Essa rappresenta il simbolo dell’integrazione europea perché in quel discorso si ritrova il DNA dell’attuale Unione europea, legato ad un processo di integrazione incrementale che si incardina su elementi economici, ma che ha come obiettivo finale un orizzonte molto più ambizioso di tipo politico.
L’idea alla base di questo modello fu ad un tempo rivoluzionaria e pragmatica: rivoluzionaria, perché nelle parole di Schuman essa mirava alla costruzione di una vera e propria Federazione europea, sebbene a questo obiettivo si dovesse giungere con gradualità; pragmatica, perché essa partiva da ambiti limitati, ma di importanza strategica. 
Il cammino percorso in questi settant’anni di integrazione è, guardando indietro, davvero impressionante: le Comunità europee, prima, e l’Unione europea, dopo, hanno raggiunto un livello di integrazione che non ha pari nel mondo, e copre ambiti ben più estesi di quelli economici, toccando settori come i diritti fondamentali, la tutela ambientale, la ricerca, la sicurezza, l’immigrazione, ecc. 
Tuttavia, in questo notevole percorso evolutivo una componente essenziale del disegno originale è andata persa: il DNA del processo di integrazione europea proposto da Schuman conteneva gli elementi di una futura federazione europea, ma oggi questo fattore è scomparso dall’orizzonte, ed appare a molti come un retaggio utopistico ed irrealistico del passato. Se così è, però, l’intero progetto vacilla, avendo perso una parte essenziale delle fondamenta che lo reggevano: se non c’è all’orizzonte un’integrazione politica, forse anche il livello di integrazione economica va rivalutato, perché esso è talmente spinto da intaccare significativamente la sovranità nazionale.

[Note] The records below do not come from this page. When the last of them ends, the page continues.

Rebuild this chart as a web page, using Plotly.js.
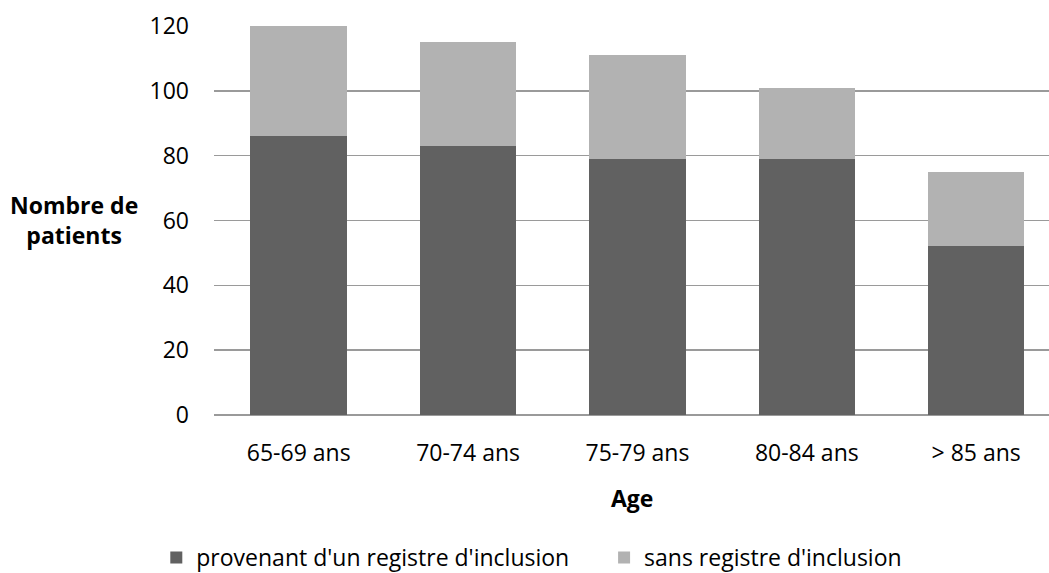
<!DOCTYPE html>
<html><head><meta charset="utf-8">
<script src="https://cdn.plot.ly/plotly-3.0.1.min.js"></script>
<style>body{margin:0;background:#fff}#c{width:1049px;height:573px}</style>
</head><body><div id="c"></div>
<script>
const categories = ["65-69 ans","70-74 ans","75-79 ans","80-84 ans","> 85 ans"];
const avecRegistre = [86, 83, 79, 79, 52];
const sansRegistre = [34, 32, 32, 22, 23];
const seriesNames = ["provenant d'un registre d'inclusion","sans registre d'inclusion"];
const yTicks = [0,20,40,60,80,100,120];

const font = {family:"Open Sans, Lato, sans-serif", size:23, color:"#000"};
const pad = "\u00a0".repeat(5);
const data = [
  {type:"bar", x:categories, y:avecRegistre, name:seriesNames[0] + pad, marker:{color:"#616161"}},
  {type:"bar", x:categories, y:sansRegistre, name:seriesNames[1], marker:{color:"#b2b2b2"}}
];
const layout = {
  width:1049, height:573, barmode:"stack", bargap:0.43,
  margin:{l:214, r:0, t:26, b:158, autoexpand:false},
  paper_bgcolor:"#fff", plot_bgcolor:"#fff",
  font:font, showlegend:true,
  legend:{orientation:"h", xref:"container", yref:"container", x:0.149, xanchor:"left", y:0.027, yanchor:"middle",
    font:font, traceorder:"normal", itemwidth:30},
  xaxis:{range:[-0.5, 4.43], tickfont:font, showgrid:false, zeroline:false, automargin:false,
    showline:false, ticks:"", ticklen:0, ticklabelstandoff:22},
  yaxis:{range:[0,120], tickvals:yTicks, tickfont:font, showgrid:true, gridcolor:"#9a9a9a", gridwidth:1.5, automargin:false,
    zeroline:true, zerolinecolor:"#9a9a9a", zerolinewidth:1.5, ticks:"", ticklabelstandoff:24},
  annotations:[
    {text:"<b>Nombre de<br>patients</b>", xref:"paper", yref:"paper", x:-0.1677, y:0.501,
     xanchor:"center", yanchor:"middle", showarrow:false, font:font, align:"center"},
    {text:"<b>Age</b>", xref:"paper", yref:"paper", x:0.5, y:-0.213,
     xanchor:"center", yanchor:"middle", showarrow:false, font:font}
  ]
};
Plotly.newPlot("c", data, layout, {displayModeBar:false, staticPlot:true});
</script></body></html>
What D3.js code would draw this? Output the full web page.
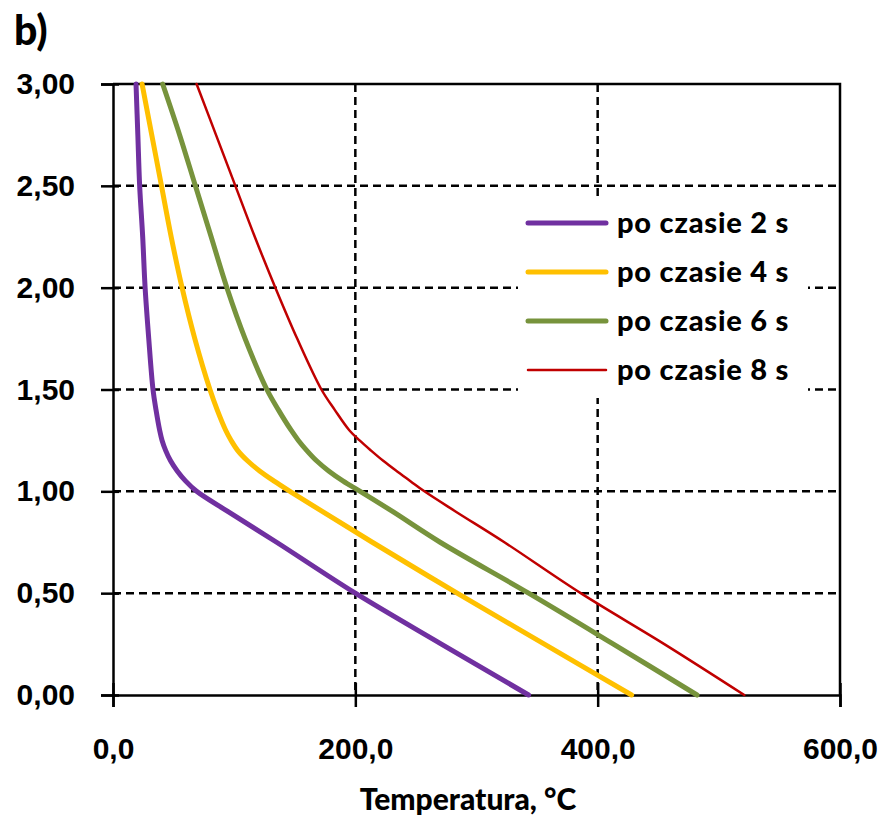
<!DOCTYPE html>
<html lang="pl">
<head>
    <meta charset="UTF-8">
    <title>Temperatura</title>
    <script src="https://d3js.org/d3.v7.min.js"></script>
    <style>
        body { margin: 0; background: #fff; }
        svg { font-family: Lato, "Open Sans", sans-serif; font-weight: 900; }
        .tick text { font-size: 30px; fill: #000; }
    </style>
</head>
<body>
    <div id="chart"></div>
    <script>
        // depth (y) vs temperature (x) for each time step
        const depths = [3.0, 2.75, 2.5, 2.25, 2.0, 1.75, 1.5, 1.4, 1.3, 1.25, 1.2, 1.15, 1.1, 1.05, 1.0, 0.9, 0.75, 0.5, 0.25, 0.0];
        const temp2s = [19, 20.5, 22, 24.5, 26.5, 29.5, 33, 35.5, 38.5, 40.5, 43.5, 47.5, 53, 60, 69, 95, 135, 200, 271, 343];
        const temp4s = [24, 32, 40, 48, 57, 67.5, 80, 86, 93, 97.5, 103, 111, 121, 133, 146, 173, 214, 284, 356, 428];
        const temp6s = [41, 55, 68, 81, 94, 109, 127, 136.5, 147, 153, 160, 168, 178, 190, 204, 231, 270, 343, 413, 482];
        const temp8s = [69, 85, 101, 117, 134, 152, 172, 183, 195, 203.5, 213, 223, 234, 245.5, 257, 283, 323, 386, 455, 521];

        const seriesNames = ["po czasie 2 s", "po czasie 4 s", "po czasie 6 s", "po czasie 8 s"];
        const seriesColors = ["#7030A0", "#FFC000", "#77933C", "#C00000"];
        const seriesWidths = [5, 5, 5, 2.5];
        const xTicks = [0, 200, 400, 600];
        const yTicks = [0, 0.5, 1.0, 1.5, 2.0, 2.5, 3.0];

        const series = [temp2s, temp4s, temp6s, temp8s].map((vals, i) => ({
            name: seriesNames[i],
            color: seriesColors[i],
            width: seriesWidths[i],
            points: vals.map((t, j) => ({ t: t, d: depths[j] }))
        }));

        const width = 887, height = 819;
        const pLeft = 113, pRight = 840, pTop = 84, pBottom = 695;

        const svg = d3.select("#chart").append("svg")
            .attr("width", width)
            .attr("height", height);

        const x = d3.scaleLinear().domain([0, 600]).range([pLeft, pRight]);
        const y = d3.scaleLinear().domain([0, 3]).range([pBottom, pTop]);

        const fmtX = d => d.toFixed(1).replace(".", ",");
        const fmtY = d => d.toFixed(2).replace(".", ",");

        // grid
        svg.append("g")
            .selectAll("line")
            .data(xTicks.filter(d => d > 0 && d < 600))
            .enter().append("line")
            .attr("x1", d => x(d)).attr("x2", d => x(d))
            .attr("y1", pTop).attr("y2", pBottom)
            .attr("stroke", "#000").attr("stroke-width", 2.5)
            .attr("stroke-dasharray", "8,5");

        svg.append("g")
            .selectAll("line")
            .data(yTicks.filter(d => d > 0 && d < 3))
            .enter().append("line")
            .attr("x1", pLeft).attr("x2", pRight)
            .attr("y1", d => y(d)).attr("y2", d => y(d))
            .attr("stroke", "#000").attr("stroke-width", 2.5)
            .attr("stroke-dasharray", "8,5");

        // top and right border
        svg.append("path")
            .attr("d", `M${pLeft},${pTop}H${pRight}V${pBottom}`)
            .attr("fill", "none")
            .attr("stroke", "#000")
            .attr("stroke-width", 2.5);

        // axes
        const xAxis = svg.append("g")
            .attr("transform", `translate(0,${pBottom})`)
            .call(d3.axisBottom(x).tickValues(xTicks).tickFormat(fmtX).tickSize(12).tickPadding(31));
        xAxis.select(".domain").attr("stroke-width", 2.5);
        xAxis.selectAll(".tick line").attr("stroke-width", 2.5).attr("y1", -12);

        const yAxis = svg.append("g")
            .attr("transform", `translate(${pLeft},0)`)
            .call(d3.axisLeft(y).tickValues(yTicks).tickFormat(fmtY).tickSize(12).tickPadding(26));
        yAxis.select(".domain").attr("stroke-width", 2.5);
        yAxis.selectAll(".tick line").attr("stroke-width", 2.5).attr("x1", 6);

        // curves
        const line = d3.line()
            .x(p => x(p.t))
            .y(p => y(p.d))
            .curve(d3.curveCatmullRom);

        svg.append("g")
            .selectAll("path")
            .data(series)
            .enter().append("path")
            .attr("d", s => line(s.points))
            .attr("fill", "none")
            .attr("stroke", s => s.color)
            .attr("stroke-width", s => s.width)
            .attr("stroke-linecap", "round");

        // legend
        const legend = svg.append("g").attr("transform", "translate(518,196)");
        legend.append("rect")
            .attr("width", 290).attr("height", 202)
            .attr("fill", "#fff");

        const rows = legend.selectAll(".row")
            .data(series)
            .enter().append("g")
            .attr("class", "row")
            .attr("transform", (d, i) => `translate(0,${27 + i * 49})`);

        rows.append("line")
            .attr("x1", 10).attr("x2", 88)
            .attr("stroke", d => d.color)
            .attr("stroke-width", d => d.width)
            .attr("stroke-linecap", "round");

        rows.append("text")
            .attr("x", 99)
            .attr("dy", "0.35em")
            .style("font-size", "29px")
            .style("letter-spacing", "0.8px")
            .text(d => d.name);

        // titles
        svg.append("text")
            .attr("x", 468)
            .attr("y", 810)
            .attr("text-anchor", "middle")
            .style("font-size", "30px")
            .text("Temperatura, °C");

        svg.append("text")
            .attr("x", 14)
            .attr("y", 45)
            .style("font-size", "41px")
            .text("b)");
    </script>
</body>
</html>
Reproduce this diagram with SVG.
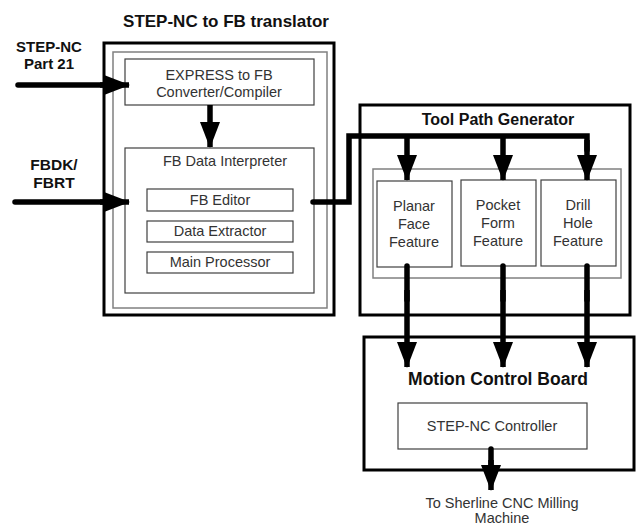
<svg xmlns="http://www.w3.org/2000/svg" width="638" height="525" viewBox="0 0 638 525">
<style>
.bg{fill:#fff}
.thick{fill:none;stroke:#000;stroke-width:3}
.gray{fill:none;stroke:#808080;stroke-width:1.5}
.box{fill:none;stroke:#404040;stroke-width:1.2}
.t{font-family:"Liberation Sans",Arial,sans-serif;font-size:14.5px;fill:#333;text-anchor:middle}
.b{font-family:"Liberation Sans",Arial,sans-serif;font-weight:bold;fill:#111;text-anchor:middle}
.c{fill:none;stroke:#000;stroke-width:5.5;stroke-linecap:round;stroke-linejoin:miter}
.ca{fill:none;stroke:#000;stroke-width:5.5;stroke-linecap:butt}
</style>
<defs>
<marker id="ah" viewBox="0 0 26 20" refX="25" refY="10" markerWidth="26" markerHeight="20" markerUnits="userSpaceOnUse" orient="auto">
<path d="M0,0 L26,10 L0,20 Z" fill="#000"/>
</marker>
</defs>
<rect class="bg" x="0" y="0" width="638" height="525"/>

<text class="b" x="226" y="27" font-size="17">STEP-NC to FB translator</text>

<g id="input-stepnc">
<text class="b" x="49" y="52" font-size="15">STEP-NC</text>
<text class="b" x="49" y="68.5" font-size="15">Part 21</text>
</g>
<g id="input-fbdk">
<text class="b" x="54" y="170" font-size="15.5">FBDK/</text>
<text class="b" x="54" y="188" font-size="15.5">FBRT</text>
</g>

<g id="translator">
<rect class="thick" x="104" y="43" width="230" height="272"/>
<rect class="gray" x="113" y="52" width="214" height="256"/>
</g>
<g id="express-converter">
<rect class="box" x="125" y="59" width="189" height="46"/>
<text class="t" x="219" y="80">EXPRESS to FB</text>
<text class="t" x="219" y="97">Converter/Compiler</text>
</g>
<g id="fb-interpreter">
<rect class="box" x="125" y="148" width="189" height="145"/>
<text class="t" x="225" y="166">FB Data Interpreter</text>
</g>
<g id="fb-editor">
<rect class="box" x="147" y="189" width="146" height="22"/>
<text class="t" x="220" y="205">FB Editor</text>
</g>
<g id="data-extractor">
<rect class="box" x="147" y="221" width="146" height="21"/>
<text class="t" x="220" y="236">Data Extractor</text>
</g>
<g id="main-processor">
<rect class="box" x="147" y="252" width="146" height="21"/>
<text class="t" x="220" y="267">Main Processor</text>
</g>

<g id="tool-path-generator">
<rect class="thick" x="360" y="105" width="270" height="210"/>
<rect class="gray" x="373" y="169" width="248" height="109"/>
<text class="b" x="498" y="125" font-size="16">Tool Path Generator</text>
</g>
<g id="planar-face">
<rect class="box" x="377" y="181" width="75" height="86"/>
<text class="t" x="414" y="211">Planar</text>
<text class="t" x="414" y="229">Face</text>
<text class="t" x="414" y="247">Feature</text>
</g>
<g id="pocket-form">
<rect class="box" x="461" y="180" width="75" height="86"/>
<text class="t" x="498" y="210">Pocket</text>
<text class="t" x="498" y="228">Form</text>
<text class="t" x="498" y="246">Feature</text>
</g>
<g id="drill-hole">
<rect class="box" x="541" y="180" width="75" height="86"/>
<text class="t" x="578" y="210">Drill</text>
<text class="t" x="578" y="228">Hole</text>
<text class="t" x="578" y="246">Feature</text>
</g>

<g id="motion-control-board">
<rect class="thick" x="364" y="337" width="270" height="133"/>
<text class="b" x="498" y="385" font-size="17.5">Motion Control Board</text>
</g>
<g id="stepnc-controller">
<rect class="box" x="398" y="403" width="189" height="46"/>
<text class="t" x="492" y="431">STEP-NC Controller</text>
</g>

<g id="output">
<text class="t" x="502" y="508">To Sherline CNC Milling</text>
<text class="t" x="502" y="523">Machine</text>
</g>

<g id="connectors">
<path class="c" d="M18,85 H105" />
<path class="ca" d="M100,85 H129" marker-end="url(#ah)"/>
<path class="c" d="M15,202 H105" />
<path class="ca" d="M100,202 H129" marker-end="url(#ah)"/>
<path class="ca" d="M210,105 V147" marker-end="url(#ah)"/>
<path class="c" d="M313,202 H349 V136 H587 V150" />
<path class="ca" d="M587,140 V180" marker-end="url(#ah)"/>
<path class="ca" d="M407,136 V180" marker-end="url(#ah)"/>
<path class="ca" d="M503,136 V180" marker-end="url(#ah)"/>
<path class="c" d="M407,266 V300" />
<path class="ca" d="M407,290 V367" marker-end="url(#ah)"/>
<path class="c" d="M503,266 V300" />
<path class="ca" d="M503,290 V367" marker-end="url(#ah)"/>
<path class="c" d="M587,266 V300" />
<path class="ca" d="M587,290 V367" marker-end="url(#ah)"/>
<path class="c" d="M491,449 V470" />
<path class="ca" d="M491,460 V490" marker-end="url(#ah)"/>
</g>
</svg>
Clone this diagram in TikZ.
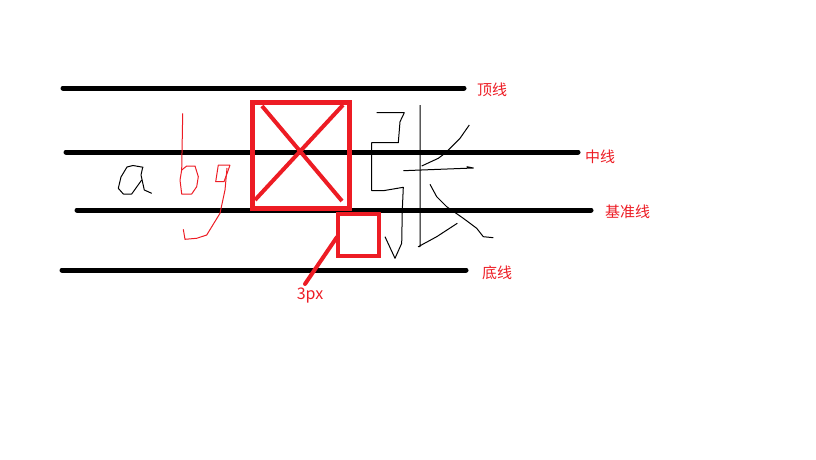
\documentclass[tikz,border=0pt]{standalone}
\usepackage{fontspec}
\newfontfamily\cjk{Noto Sans CJK SC}
\usepackage{xcolor}
\definecolor{paintred}{RGB}{237,28,36}

\begin{document}
\begin{tikzpicture}[
    x=1pt, y=-1pt,
    guide/.style={line width=5pt, line cap=round, black},
    label/.style={anchor=west, inner sep=0pt, text=paintred,
                  font=\cjk\fontsize{15}{17}\selectfont},
    redbox/.style={draw=paintred, line width=5pt},
    cross/.style={paintred, line width=4pt},
    hand/.style={line width=1pt, line join=round},
  ]
  \useasboundingbox (0,0) rectangle (816,460);

  % Guide lines
  \coordinate (topL) at (63,88);   \coordinate (topR) at (464,88);
  \coordinate (midL) at (66,152);  \coordinate (midR) at (578,152);
  \coordinate (baseL) at (77,210); \coordinate (baseR) at (591,210);
  \coordinate (botL) at (62,270);  \coordinate (botR) at (466,270);
  \draw[guide] (topL) -- (topR);
  \draw[guide] (midL) -- (midR);
  \draw[guide] (baseL) -- (baseR);
  \draw[guide] (botL) -- (botR);

  % Line names
  \node[label] (toplabel) at (477,90) {顶线};
  \node[label] (midlabel) at (585,157) {中线};
  \node[label] (baselabel) at (605,212) {基准线};
  \node[label] (botlabel) at (482,273) {底线};

  % Em box with cross
  \draw[redbox] (252,102) rectangle (349,208);
  \draw[cross] (262,106) -- (342,201);
  \draw[cross] (343,105) -- (255,200);

  % Small gap box and pointer
  \draw[redbox, line width=4pt] (338,214) rectangle (379,256);
  \coordinate (gap) at (337,237);
  \node[label, anchor=center, font=\cjk\fontsize{16}{18}\selectfont]
       (gaplabel) at (310,296) {3px};
  \draw[paintred, line width=4pt, line cap=round] (gap) -- (305,284);

  % Handwritten a
  \draw[hand] (143.3,167.3) -- (133,165.5) -- (127,167) -- (121,177) -- (118.3,188.3)
    -- (123.3,194) -- (131.7,194) -- (141.7,180);
  \draw[hand] (142.7,167.3) -- (141,175) -- (144.3,190) -- (151.7,193.3);

  % Handwritten b and g
  \draw[hand, paintred] (182.7,113.3) -- (181.7,170);
  \draw[hand, paintred] (181.7,170) -- (186.7,166) -- (195,166) -- (198.3,176.7)
    -- (196.7,186.7) -- (191.7,194) -- (181.7,194) -- (180,180) -- (181.7,170);
  \draw[hand, paintred] (230,165) -- (218.3,165) -- (215.7,181.7) -- (224,181.7)
    -- (227.7,171.7) -- (230,165);
  \draw[hand, paintred] (227,168) -- (225,190) -- (220,213.3) -- (206.7,235)
    -- (196.7,238.3) -- (185,239.3) -- (183.3,229.3);

  % Handwritten zhang
  \draw[hand] (376.7,112.7) -- (404.3,112.7) -- (400,121.7) -- (398.3,142.7)
    -- (371.7,142.7) -- (371.7,190.7) -- (383.3,190.7) -- (403.3,187.3)
    -- (402.3,210) -- (401.7,243.3) -- (395,258.3) -- (385,236.7);
  \draw[hand] (420,105) -- (420,246.7) -- (418.3,246.7) -- (436.7,236.7) -- (457.3,223.3);
  \draw[hand] (469.3,125) -- (460,138.3) -- (445,153.3) -- (438.3,158.3) -- (421.7,166);
  \draw[hand] (403.3,170.7) -- (473.3,168) -- (466.7,166.7);
  \draw[hand] (430,184.3) -- (436.7,196.7) -- (446.7,206.7) -- (463.3,218.3)
    -- (476.7,228.3) -- (483.3,236.7) -- (493.3,237.7);
\end{tikzpicture}
\end{document}
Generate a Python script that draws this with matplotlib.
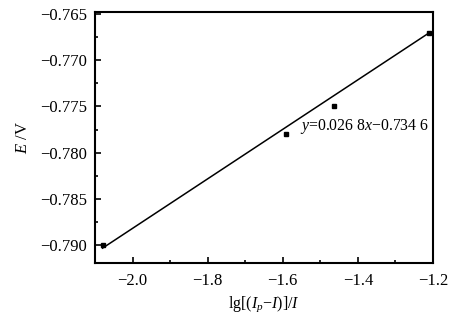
import matplotlib
matplotlib.use('Agg')
import matplotlib.pyplot as plt
import numpy as np
from matplotlib.ticker import MultipleLocator

plt.rcParams['font.family'] = ['Liberation Serif', 'DejaVu Serif']
plt.rcParams['mathtext.fontset'] = 'custom'
plt.rcParams['mathtext.rm'] = 'Liberation Serif'
plt.rcParams['mathtext.it'] = 'Liberation Serif:italic'
plt.rcParams['axes.unicode_minus'] = True

# data points
lg_x = [-2.08, -1.592, -1.464, -1.21]
E_v = [-0.790, -0.778, -0.775, -0.767]

# fitted line y = 0.0268x - 0.7346
slope = 0.0268
intercept = -0.7346
fit_x = np.array([-2.08, -1.21])
fit_y = slope * fit_x + intercept

fig = plt.figure(figsize=(4.54, 3.17), dpi=100)
ax = fig.add_axes([95/454, 1 - 263/317, (433-95)/454, (263-12)/317])

ax.plot(fit_x, fit_y, color='black', lw=1.1)
ax.plot(lg_x, E_v, 's', color='black', ms=2.2)

ax.text(-1.555, -0.7772, '$y$=0.026 8$x$\u22120.734 6', fontsize=11.3, va='center')

ax.set_xlim(-2.1, -1.2)
ax.set_ylim(-0.79195, -0.76478)
ax.xaxis.set_major_locator(MultipleLocator(0.2))
ax.xaxis.set_minor_locator(MultipleLocator(0.1))
ax.yaxis.set_major_locator(MultipleLocator(0.005))
ax.yaxis.set_minor_locator(MultipleLocator(0.0025))
ax.xaxis.set_major_formatter(matplotlib.ticker.FuncFormatter(lambda v, p: f'{v:.1f}'.replace('-', '\u2212')))
ax.yaxis.set_major_formatter(matplotlib.ticker.FuncFormatter(lambda v, p: f'{v:.3f}'.replace('-', '\u2212')))
ax.tick_params(which='both', direction='in', width=1.2, labelsize=12)
ax.tick_params(which='major', length=4)
ax.tick_params(which='minor', length=2)
ax.tick_params(axis='x', which='major', pad=7)
ax.tick_params(axis='y', which='major', pad=6)
for s in ax.spines.values():
    s.set_linewidth(1.5)

ax.set_ylabel('$E$ /V', fontsize=12, labelpad=6)
ax.set_xlabel('lg[($I_{p}$\u2212$I$)]/$I$', fontsize=11.5, labelpad=4)

fig.savefig('out.png', dpi=100, facecolor='white')
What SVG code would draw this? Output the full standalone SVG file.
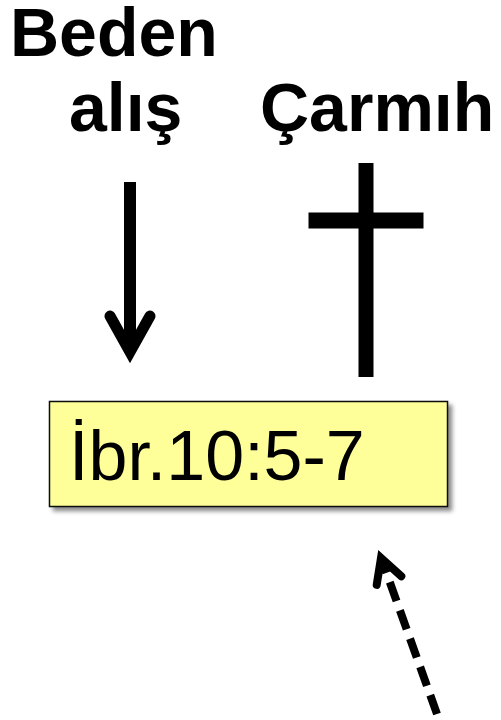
<svg xmlns="http://www.w3.org/2000/svg" width="501" height="720" viewBox="0 0 501 720">
<style>
.title{font-family:"Liberation Sans",Arial,sans-serif;font-weight:bold;font-size:68px;fill:#000}
.ref{font-family:"Liberation Sans",Arial,sans-serif;font-size:70px;fill:#000}
</style>
<defs>
<filter id="sh" x="-10%" y="-20%" width="125%" height="150%">
<feDropShadow dx="4" dy="4" stdDeviation="2" flood-color="#000" flood-opacity="0.45"/>
</filter>
</defs>
<g id="title-beden">
<text class="title" x="10" y="56">Beden</text>
<text class="title" x="69" y="131">alış</text>
</g>
<g id="title-carmih">
<text class="title" x="260" y="131">Çarmıh</text>
</g>
<g id="cross">
<rect x="358.5" y="163" width="15" height="214" fill="#000"/>
<rect x="308.5" y="212.5" width="115" height="16" fill="#000"/>
</g>
<g id="box">
<rect x="49.5" y="401.5" width="398" height="105" fill="#FFFF99" stroke="#111" stroke-width="1.5" filter="url(#sh)"/>
<text class="ref" x="69" y="480">İbr.10:5-7</text>
</g>
<g id="connectors" fill="none" stroke="#000">
<line x1="130" y1="182" x2="130" y2="350" stroke-width="12"/>
<polyline points="110,316 130,352 150,316" stroke-width="11" stroke-linecap="round" stroke-linejoin="miter"/>
<line x1="437" y1="714" x2="384" y2="566" stroke-width="8" stroke-dasharray="20 10"/>
<polyline points="376.7,584.9 381,558 401.3,576.3" stroke-width="8" stroke-linecap="round" stroke-linejoin="miter"/>
</g>
</svg>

Questa situazione è molto pericolosa, soprattutto in una situazione di crisi sistemica come quella attuale. Non possiamo pensare di proseguire con le modalità del passato, per quanto efficaci esse siano state: occorre una nuova visione di Europa, che sia condivisa non solo dalle élites politiche e tecniche, ma anche da tutti i cittadini. Una visione alta, che si fondi su un senso profondo di identità e di comunità, e che faccia proprio il motto dell’Unione, di essere “uniti nella diversità”. E’ una strada sicuramente impervia ed accidentata, ma il cammino che abbiamo alle spalle dimostra che risultati importanti, e probabilmente vitali, sono alla nostra portata.